Thursday, March 25, 2021

Hakon Børresen, The Royal Guest (1919)

Hey, look, another Danish opera--one of the most popular, I am told.  There's a video here, I assume from Danish television--in black and white, but with quite good picture and sound quality for the time.  It's not subtitled, but I paid five dollars for the CD release, which includes the complete libretto in Danish, German, and English, so I was able to follow along.

It's a fairly simple one-act opera: a couple is preparing to receive guests--sometime in the winter--only, they cancel.  But this mysterious dude who won't give his name shows up, waxes poetic, charms them, and then leaves, teaching them a li'l something about being less up-tight.  I guess.  

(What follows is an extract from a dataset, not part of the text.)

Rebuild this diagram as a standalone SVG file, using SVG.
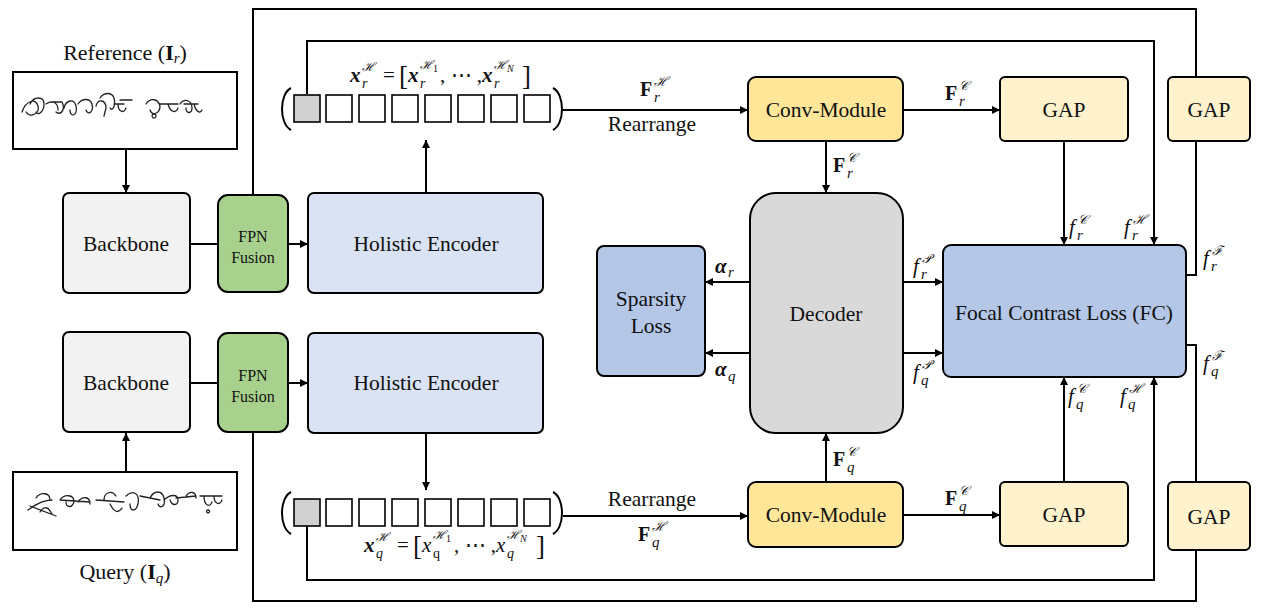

This is extremely delightful and charming; the story sort of makes me think of Schoenberg's Von heute auf morgen--in that they're both short comedic operas about couples clarifying their marriages--but the music here is pretty much the opposite of that: it's gorgeous, late-romantic stuff all around, coming to some really transcendent crescendos.  Crescendi?  The libretto is mainly conversational, with little that you could call an aria per se, but there are little bits of what I guess you could call arioso occasionally bubbling up.  Suffice it to say, it's a fine piece of work that is extremely easy on the ears.  It's easy to understand why the Danes like it; really, the only mystery is why Dacapo hasn't released a DVD--if you want to promote your national culture, The Royal Guest would be a great way to do that.